Como é sua relação com a tecnologia? Você escreve seus primeiros rascunhos à mão ou no computador?
nos damos bem, na medida do possível. costumo andar com um caderninho na bolsa, que uso pra anotações do cotidiano. mas, normalmente, quando surge algo que sinto valer a pena o registro, faço no bloco de notas do celular, acho que pela praticidade mesmo. grandissíssima parte dessas anotações acaba se revelando nada relevante, então elas ficam por lá. (acabei de descobrir que a última anotação do meu bloquinho diz assim: interrupção | ordem antinatural das cousas. | a janela quando fechada é um desperdício. não sei de onde veio e nem o contexto por trás.) algumas que julgo serem boas, passo pro computador e trabalho em cima. também faço alguns exercícios de escrita na máquina de escrever, criando a partir de determinado estímulo (geralmente uma palavra ou objeto), onde o objetivo é manter o texto o mais cru possível, sem edição, exatamente como veio pra mim.
De onde vêm suas ideias? Há um conjunto de hábitos que você cultiva para se manter criativo?
alguns anos atrás, eu me deparei com o ted talks do austin kleon, um artista norte-americano, onde ele discursa acerca da similaridade de tudo que já foi produzido e sobre como é difícil ser totalmente original nas criações. ele diz, e eu concordo, que a gente é um compiladinho de tudo aquilo que deixamos entrar em nossas vidas. filmes, livros, conversas, músicas, vídeos, etc. tudo é uma possível referência ou ponto de partida para novas criações. minhas ideias e textos, que eu às vezes tenho a ilusão de serem originais, são provavelmente um mexidão de referências que apareceram ao longo do caminho, algumas mais óbvias e outras nem tanto. o último poema que escrevi surgiu a partir da leitura de um poema da marília garcia, em 20 poemas para o seu walkman. outra referência que me marcou foi a conversa com uma amiga, onde ela reclamava de pessoas que faziam carinho sem variar os movimentos. achei bastante peculiar e a fala dela não me saiu da cabeça. fiquei matutando durante dias, até fazer daquilo o início de um texto em prosa que curti muito. essas, no caso, são referências bem específicas, que eu sei de onde partiram, mas em boa parte dos casos a gente nem nota. minha tese de conclusão de curso, por exemplo, fala sobre os vínculos afetivos que estabelecemos com nossas cidades, e, relendo o texto, dá pra ver como ele é um diálogo nítido com as referências bibliográficas que coloquei ali. nada é totalmente original.
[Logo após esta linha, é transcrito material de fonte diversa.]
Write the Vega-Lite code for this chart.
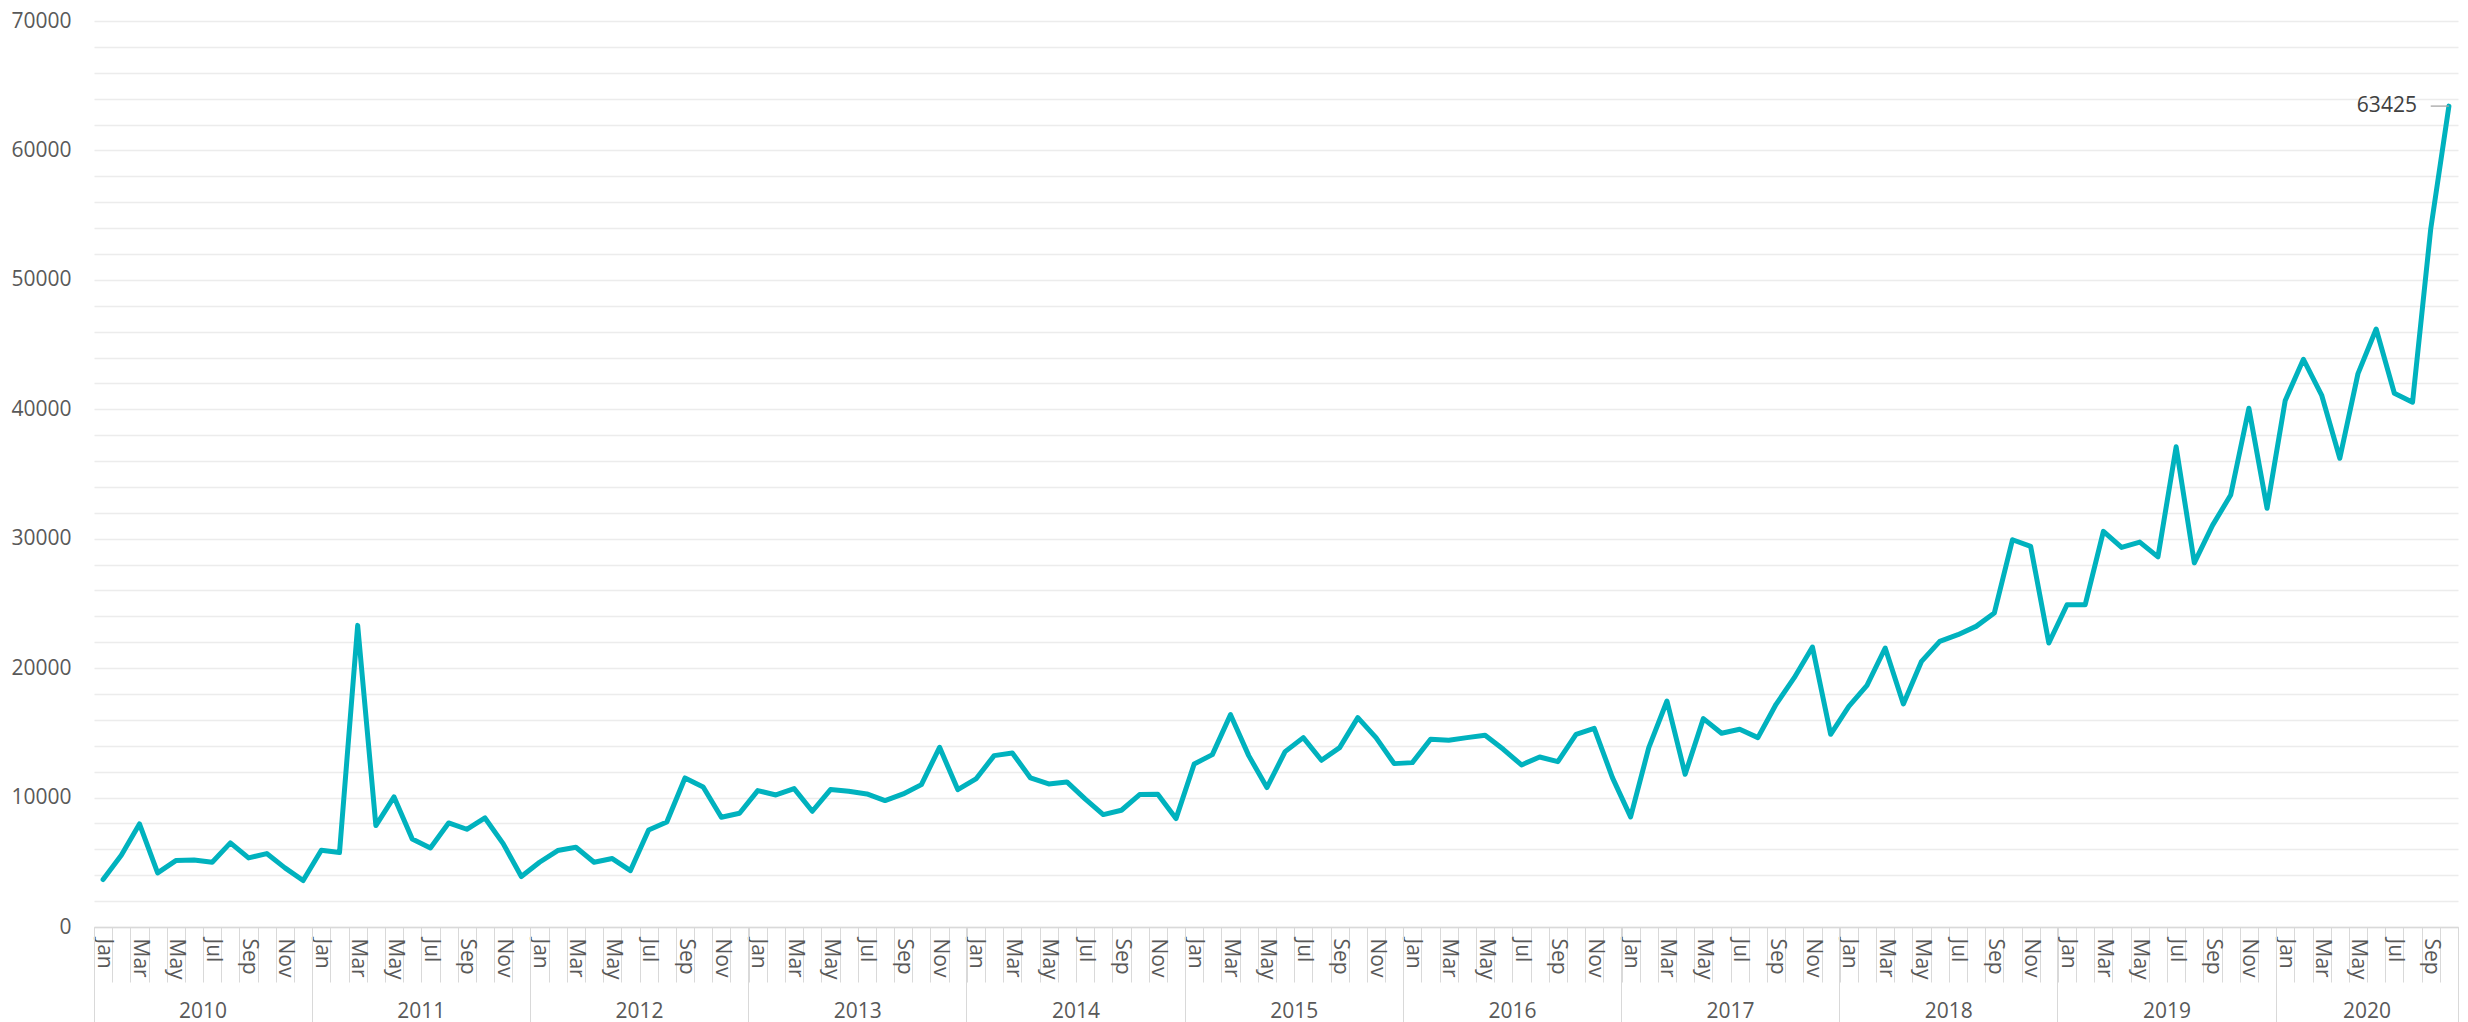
{
  "$schema": "https://vega.github.io/schema/vega-lite/v6.json",
  "width": 2364,
  "height": 906,
  "autosize": {"type": "none"},
  "padding": {"left": 94, "top": 21, "right": 10, "bottom": 95},
  "background": "white",
  "config": {"view": {"stroke": null}, "font": "Open Sans"},
  "data": {
    "values": [
      {"month": "2010-01", "value": 3665}, {"month": "2010-02", "value": 5544}, {"month": "2010-03", "value": 7964}, {"month": "2010-04", "value": 4180},
      {"month": "2010-05", "value": 5133}, {"month": "2010-06", "value": 5180}, {"month": "2010-07", "value": 5004}, {"month": "2010-08", "value": 6497},
      {"month": "2010-09", "value": 5338}, {"month": "2010-10", "value": 5673}, {"month": "2010-11", "value": 4566}, {"month": "2010-12", "value": 3588},
      {"month": "2011-01", "value": 5931}, {"month": "2011-02", "value": 5750}, {"month": "2011-03", "value": 23305}, {"month": "2011-04", "value": 7835},
      {"month": "2011-05", "value": 10049}, {"month": "2011-06", "value": 6806}, {"month": "2011-07", "value": 6111}, {"month": "2011-08", "value": 8041},
      {"month": "2011-09", "value": 7552}, {"month": "2011-10", "value": 8427}, {"month": "2011-11", "value": 6445}, {"month": "2011-12", "value": 3897},
      {"month": "2012-01", "value": 5003}, {"month": "2012-02", "value": 5905}, {"month": "2012-03", "value": 6162}, {"month": "2012-04", "value": 5003},
      {"month": "2012-05", "value": 5287}, {"month": "2012-06", "value": 4361}, {"month": "2012-07", "value": 7501}, {"month": "2012-08", "value": 8118},
      {"month": "2012-09", "value": 11516}, {"month": "2012-10", "value": 10821}, {"month": "2012-11", "value": 8479}, {"month": "2012-12", "value": 8788},
      {"month": "2013-01", "value": 10538}, {"month": "2013-02", "value": 10203}, {"month": "2013-03", "value": 10692}, {"month": "2013-04", "value": 8942},
      {"month": "2013-05", "value": 10615}, {"month": "2013-06", "value": 10486}, {"month": "2013-07", "value": 10280}, {"month": "2013-08", "value": 9766},
      {"month": "2013-09", "value": 10280}, {"month": "2013-10", "value": 11001}, {"month": "2013-11", "value": 13884}, {"month": "2013-12", "value": 10615},
      {"month": "2014-01", "value": 11439}, {"month": "2014-02", "value": 13241}, {"month": "2014-03", "value": 13447}, {"month": "2014-04", "value": 11516},
      {"month": "2014-05", "value": 11053}, {"month": "2014-06", "value": 11207}, {"month": "2014-07", "value": 9894}, {"month": "2014-08", "value": 8685},
      {"month": "2014-09", "value": 9019}, {"month": "2014-10", "value": 10229}, {"month": "2014-11", "value": 10255}, {"month": "2014-12", "value": 8376},
      {"month": "2015-01", "value": 12597}, {"month": "2015-02", "value": 13318}, {"month": "2015-03", "value": 16407}, {"month": "2015-04", "value": 13241},
      {"month": "2015-05", "value": 10770}, {"month": "2015-06", "value": 13550}, {"month": "2015-07", "value": 14631}, {"month": "2015-08", "value": 12880},
      {"month": "2015-09", "value": 13858}, {"month": "2015-10", "value": 16175}, {"month": "2015-11", "value": 14631}, {"month": "2015-12", "value": 12623},
      {"month": "2016-01", "value": 12700}, {"month": "2016-02", "value": 14502}, {"month": "2016-03", "value": 14425}, {"month": "2016-04", "value": 14631},
      {"month": "2016-05", "value": 14811}, {"month": "2016-06", "value": 13730}, {"month": "2016-07", "value": 12520}, {"month": "2016-08", "value": 13138},
      {"month": "2016-09", "value": 12777}, {"month": "2016-10", "value": 14888}, {"month": "2016-11", "value": 15351}, {"month": "2016-12", "value": 11542},
      {"month": "2017-01", "value": 8505}, {"month": "2017-02", "value": 13858}, {"month": "2017-03", "value": 17462}, {"month": "2017-04", "value": 11799},
      {"month": "2017-05", "value": 16098}, {"month": "2017-06", "value": 14965}, {"month": "2017-07", "value": 15274}, {"month": "2017-08", "value": 14631},
      {"month": "2017-09", "value": 17205}, {"month": "2017-10", "value": 19264}, {"month": "2017-11", "value": 21632}, {"month": "2017-12", "value": 14888},
      {"month": "2018-01", "value": 17050}, {"month": "2018-02", "value": 18672}, {"month": "2018-03", "value": 21555}, {"month": "2018-04", "value": 17230},
      {"month": "2018-05", "value": 20525}, {"month": "2018-06", "value": 22070}, {"month": "2018-07", "value": 22584}, {"month": "2018-08", "value": 23228},
      {"month": "2018-09", "value": 24257}, {"month": "2018-10", "value": 29920}, {"month": "2018-11", "value": 29405}, {"month": "2018-12", "value": 21941},
      {"month": "2019-01", "value": 24901}, {"month": "2019-02", "value": 24901}, {"month": "2019-03", "value": 30564}, {"month": "2019-04", "value": 29328},
      {"month": "2019-05", "value": 29740}, {"month": "2019-06", "value": 28600}, {"month": "2019-07", "value": 37100}, {"month": "2019-08", "value": 28133},
      {"month": "2019-09", "value": 31030}, {"month": "2019-10", "value": 33375}, {"month": "2019-11", "value": 40079}, {"month": "2019-12", "value": 32354},
      {"month": "2020-01", "value": 40686}, {"month": "2020-02", "value": 43859}, {"month": "2020-03", "value": 41100}, {"month": "2020-04", "value": 36217},
      {"month": "2020-05", "value": 42756}, {"month": "2020-06", "value": 46204}, {"month": "2020-07", "value": 41238}, {"month": "2020-08", "value": 40548},
      {"month": "2020-09", "value": 53930}, {"month": "2020-10", "value": 63425}
    ]
  },
  "layer": [
    {
      "mark": {"type": "line", "color": "#00B2BE", "strokeWidth": 5, "strokeJoin": "round", "strokeCap": "round"},
      "encoding": {
        "x": {
          "field": "month", "type": "ordinal", "bandPosition": 0.5,
          "scale": {"type": "band", "paddingInner": 0, "paddingOuter": 0},
          "axis": {
            "orient": "bottom", "title": null, "grid": false,
            "domainColor": "#d9d9d9", "domainWidth": 1.3,
            "tickColor": "#d9d9d9", "tickWidth": 1, "tickSize": 55, "tickBand": "extent",
            "labelAngle": 90, "labelAlign": "left", "labelBaseline": "middle", "labelPadding": -44,
            "labelOverlap": false, "labelFont": "Open Sans", "labelFontSize": 21, "labelColor": "#595959",
            "labelExpr": "toNumber(substring(datum.value,5,7)) % 2 == 1 ? ['Jan','Feb','Mar','Apr','May','Jun','Jul','Aug','Sep','Oct','Nov','Dec'][toNumber(substring(datum.value,5,7))-1] : ''"
          }
        },
        "y": {
          "field": "value", "type": "quantitative",
          "scale": {"domain": [0, 70000], "nice": false, "zero": true},
          "axis": {
            "orient": "left", "title": null, "domain": false, "ticks": false, "grid": false,
            "values": [0,10000,20000,30000,40000,50000,60000,70000],
            "format": "d", "labelOverlap": false, "labelBound": false,
            "labelPadding": 23, "labelFont": "Open Sans", "labelFontSize": 21, "labelColor": "#595959"
          }
        }
      }
    },
    {
      "transform": [{"filter": "datum.month == '2020-10'"}],
      "mark": {"type": "text", "align": "right", "baseline": "middle", "dx": -32, "font": "Open Sans", "fontSize": 21, "color": "#404040"},
      "encoding": {
        "x": {
          "field": "month", "type": "ordinal", "bandPosition": 0.5,
          "scale": {"type": "band", "paddingInner": 0, "paddingOuter": 0},
          "axis": {
            "orient": "bottom", "title": null, "grid": false, "domain": false, "ticks": false,
            "values": ["2010-06","2011-06","2012-06","2013-06","2014-06","2015-06","2016-06","2017-06","2018-06","2019-06","2020-05"],
            "labelAngle": 0, "labelAlign": "center", "labelBaseline": "top", "labelPadding": 73, "labelOffset": 9.09,
            "labelOverlap": false, "labelFont": "Open Sans", "labelFontSize": 21, "labelColor": "#595959",
            "labelExpr": "substring(datum.value,0,4)"
          }
        },
        "y": {
          "field": "value", "type": "quantitative",
          "axis": {
            "orient": "left", "title": null, "domain": false, "ticks": false, "labels": false, "grid": true,
            "gridColor": "#ececec", "gridWidth": 1.3,
            "values": [0,2000,4000,6000,8000,10000,12000,14000,16000,18000,20000,22000,24000,26000,28000,30000,32000,34000,36000,38000,40000,42000,44000,46000,48000,50000,52000,54000,56000,58000,60000,62000,64000,66000,68000,70000]
          }
        },
        "text": {"field": "value", "type": "quantitative", "format": "d"}
      }
    },
    {
      "transform": [{"filter": "datum.month == '2020-10'"}],
      "mark": {"type": "rule", "color": "#a6a6a6", "strokeWidth": 1.3},
      "encoding": {
        "x": {
          "field": "month", "type": "ordinal", "bandPosition": 0.5,
          "scale": {"type": "band", "paddingInner": 0, "paddingOuter": 0},
          "axis": {
            "orient": "bottom", "title": null, "grid": false, "domain": false, "labels": false,
            "values": ["2010-01","2011-01","2012-01","2013-01","2014-01","2015-01","2016-01","2017-01","2018-01","2019-01","2020-01"],
            "bandPosition": 0, "tickColor": "#d9d9d9", "tickWidth": 1, "tickSize": 96
          }
        },
        "x2": {"datum": "2020-09", "bandPosition": 0.5},
        "y": {"field": "value", "type": "quantitative", "axis": null}
      }
    },
    {
      "transform": [{"filter": "datum.month == '2020-10'"}],
      "mark": {"type": "point", "opacity": 0},
      "encoding": {
        "x": {
          "field": "month", "type": "ordinal", "bandPosition": 0.5,
          "scale": {"type": "band", "paddingInner": 0, "paddingOuter": 0},
          "axis": {
            "orient": "bottom", "title": null, "grid": false, "domain": false, "labels": false,
            "values": ["2020-10"],
            "bandPosition": 1, "tickColor": "#d9d9d9", "tickWidth": 1, "tickSize": 96
          }
        },
        "y": {"field": "value", "type": "quantitative", "axis": null}
      }
    }
  ],
  "resolve": {"axis": {"x": "independent", "y": "independent"}}
}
então os hábitos gerais são esses: estar sempre lendo, sempre ouvindo e sempre atento. dos hábitos mais específicos: em momentos despretensiosos, geralmente no meio de uma trava ou quando sinto que preciso de um tempo, ando de um lado pro outro pela casa, bebo água, como algum tipo de doce e alongo muito os dedos da mão. pra poesia, além de tudo isso, também costumo ver entrevistas com a hilda hilst, assisto ao vídeo da ana cristina césar recitando samba-canção, folheio o jóquei e ouço videopoemas da matilde campilho e do victor heringer. meu processo criativo é também bem musical. no geral, ouço vários artistas gringos, mas na hora de escrever prefiro os nacionais, pois acho que ajuda a pensar em português. apesar de ser bastante boêmio, nunca bebo para escrever. meus textos são totalmente sóbrios. e talvez por isso sejam tão chatos.
O que você acha que mudou no seu processo de escrita ao longo dos anos? O que você diria a si mesmo se pudesse voltar à escrita de seus primeiros textos?
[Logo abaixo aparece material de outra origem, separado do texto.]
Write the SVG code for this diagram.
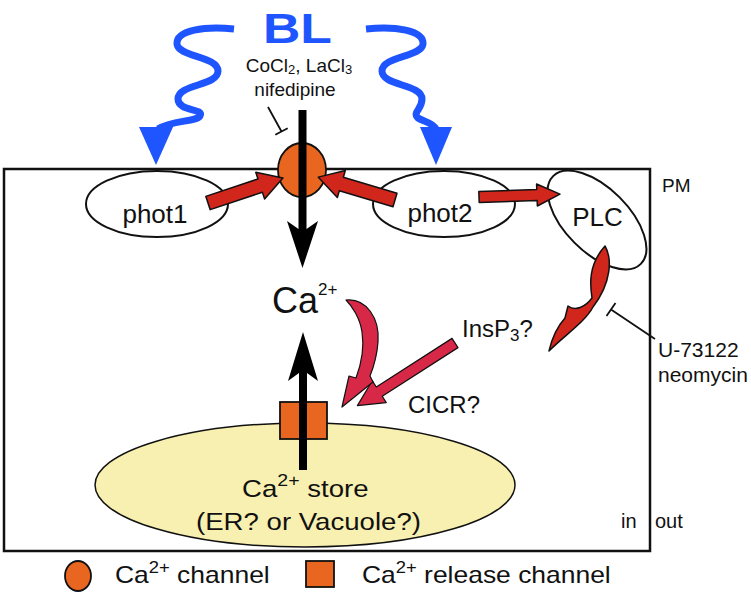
<svg xmlns="http://www.w3.org/2000/svg" width="751" height="592" viewBox="0 0 751 592">
<style>
text{font-family:"Liberation Sans",Arial,sans-serif;fill:#111}
.node{fill:#fff;stroke:#111;stroke-width:2}
.red{fill:#D0261C;stroke:#111;stroke-width:1.5;stroke-linejoin:round}
.pink{fill:#D82848;stroke:#111;stroke-width:1.2;stroke-linejoin:round}
.blue{fill:none;stroke:#1F55FF;stroke-width:7}
.bluehead{fill:#1F55FF}
.orange{fill:#E8661F;stroke:#111;stroke-width:1.8}
.blk{fill:#000}
.inh{stroke:#111;stroke-width:1.8;fill:none}
</style>
<rect id="cell" x="4" y="169" width="646" height="382" fill="none" stroke="#111" stroke-width="2.5"/>
<g id="store">
<ellipse cx="305" cy="485" rx="210" ry="62" fill="#F8F0B0" stroke="#111" stroke-width="1.5"/>
<text transform="translate(242,497) scale(1.15,1)" font-size="24">Ca<tspan font-size="17" dy="-11">2+</tspan><tspan dy="11"> store</tspan></text>
<text transform="translate(196,530) scale(1.15,1)" font-size="24">(ER? or Vacuole?)</text>
</g>
<g id="phot1"><ellipse class="node" cx="157" cy="204" rx="71" ry="33"/><text x="155" y="223" font-size="26" text-anchor="middle">phot1</text></g>
<g id="phot2"><ellipse class="node" cx="444" cy="204" rx="71" ry="33"/><text x="440" y="222" font-size="26" text-anchor="middle">phot2</text></g>
<g id="PLC"><ellipse class="node" cx="597" cy="220" rx="62" ry="32" transform="rotate(45 597 220)"/><text x="597.5" y="226" font-size="26" text-anchor="middle">PLC</text></g>
<g id="ca-channel"><ellipse class="orange" cx="302" cy="170" rx="24" ry="27"/></g>
<g id="release-channel"><rect class="orange" x="280" y="402" width="47" height="37"/></g>
<g id="BL">
<text x="263" y="43" font-size="42" font-weight="bold" style="fill:#1F55FF" textLength="69" lengthAdjust="spacingAndGlyphs">BL</text>
<path class="blue" d="M234,29 C205,26 176,30 177,44 C178,57 218,56 218,71 C218,86 178,84 178,99 C178,112 205,108 200,116 C196,122 172,120 158,129"/>
<polygon class="bluehead" points="139,127 173,127 156,165"/>
<path class="blue" d="M366,29 C395,26 424,30 423,44 C422,57 382,56 382,71 C382,86 422,84 422,99 C422,110 412,112 418,118 C424,122 432,122 436,129"/>
<polygon class="bluehead" points="420,127 452,127 436,165"/>
</g>
<g id="labels">
<text x="299" y="72" font-size="19" text-anchor="middle">CoCl<tspan font-size="13" dy="2">2</tspan><tspan dy="-2">, LaCl</tspan><tspan font-size="13" dy="2">3</tspan></text>
<text x="295" y="96" font-size="19" text-anchor="middle">nifedipine</text>
<text x="272" y="313" font-size="36">Ca<tspan font-size="17" dy="-18">2+</tspan></text>
<text x="462" y="337" font-size="24">InsP<tspan font-size="17" dy="4">3</tspan><tspan dy="-4">?</tspan></text>
<text x="408" y="413" font-size="24">CICR?</text>
<text x="658" y="357" font-size="21">U-73122</text>
<text x="658" y="382" font-size="21">neomycin</text>
<text x="662" y="192" font-size="19">PM</text>
<text x="621" y="528" font-size="20">in</text>
<text x="655" y="528" font-size="20">out</text>
</g>
<g id="connectors">
<path class="blk" d="M298.5,110 H306.5 V229 L318,221 L302.5,268 L287,221 L298.5,229 Z"/>
<path class="blk" d="M303,332 L318,381 L307,373 V470 H299 V373 L288,381 Z"/>
<polygon class="red" transform="translate(208,203) rotate(-18.4)" points="0,-7 55,-7 55,-14 79,0 55,14 55,7 0,7"/>
<polygon class="red" transform="translate(395,200) rotate(-163.4)" points="0,-7 56,-7 56,-14 80,0 56,14 56,7 0,7"/>
<polygon class="red" transform="translate(479,197) rotate(-2)" points="0,-5.5 58,-5.5 58,-11 81,0 58,11 58,5.5 0,5.5"/>
<path class="red" d="M605,246 C612,258 612,282 593,307 C585,322 565,335 549,351 C552,338 556,328 565,318 L568,306 C576,312 586,306 592,298 C590,285 588,265 605,246 Z"/>
<polygon class="pink" transform="translate(455,343) rotate(147.3)" points="0,-5.5 90,-5.5 90,-13 116,0 90,13 90,5.5 0,5.5"/>
<path class="pink" d="M346,300 C366,298 380,318 378,342 C377,356 374,366 370,376 L373,382 L342,407 L349,376 L356,378 C362,362 364,345 362,332 C360,318 352,306 346,300 Z"/>
<path class="inh" d="M268,107 L281.5,131.5 M275.3,134.8 L287.7,128.2"/>
<path class="inh" d="M655,339 L611,309.5 M606.5,316 L615.5,303"/>
</g>
<g id="legend">
<ellipse class="orange" cx="78" cy="576" rx="13" ry="15"/>
<text transform="translate(115,583) scale(1.15,1)" font-size="23">Ca<tspan font-size="16" dy="-10">2+</tspan><tspan dy="10"> channel</tspan></text>
<rect class="orange" x="306" y="561" width="28" height="26"/>
<text transform="translate(362,583) scale(1.15,1)" font-size="23">Ca<tspan font-size="16" dy="-10">2+</tspan><tspan dy="10"> release channel</tspan></text>
</g>
</svg>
acho que estou menos ansioso, o que é um grande passo. diria para ir com mais calma. nem tudo (ou quase nada) precisa ser imediato. hoje é terça e amanhã vai ser quarta de qualquer forma, independente da velocidade que eu impuser à minha rotina. a diferença é que, desacelerando, eu provavelmente vou apreciar mais terças e quartas do que no ritmo em que costumava levar a vida.
Que projeto você gostaria de fazer, mas ainda não começou? Que livro você gostaria de ler e ele ainda não existe?
bom, minha formação acadêmica vem do jornalismo, mas depois da faculdade acabei indo por outros caminhos e hoje tô mais próximo da publicidade. só que eu ainda acredito no jornalismo como elemento transformador, no bom sentido da coisa. e tenho vontade de exercer a profissão novamente. já tem um tempo que penso num projeto textual que trouxesse pautas normalmente não vistas nos grandes meios de comunicação, e que abordasse esses temas de maneira humana, sem a pegada mecanizada de algumas reportagens que a gente vê/lê por aí, com o objetivo de dar voz e espaço a pessoas invisibilizadas.
o livro que eu gostaria de ler talvez seja meu próximo livro (que também não existe).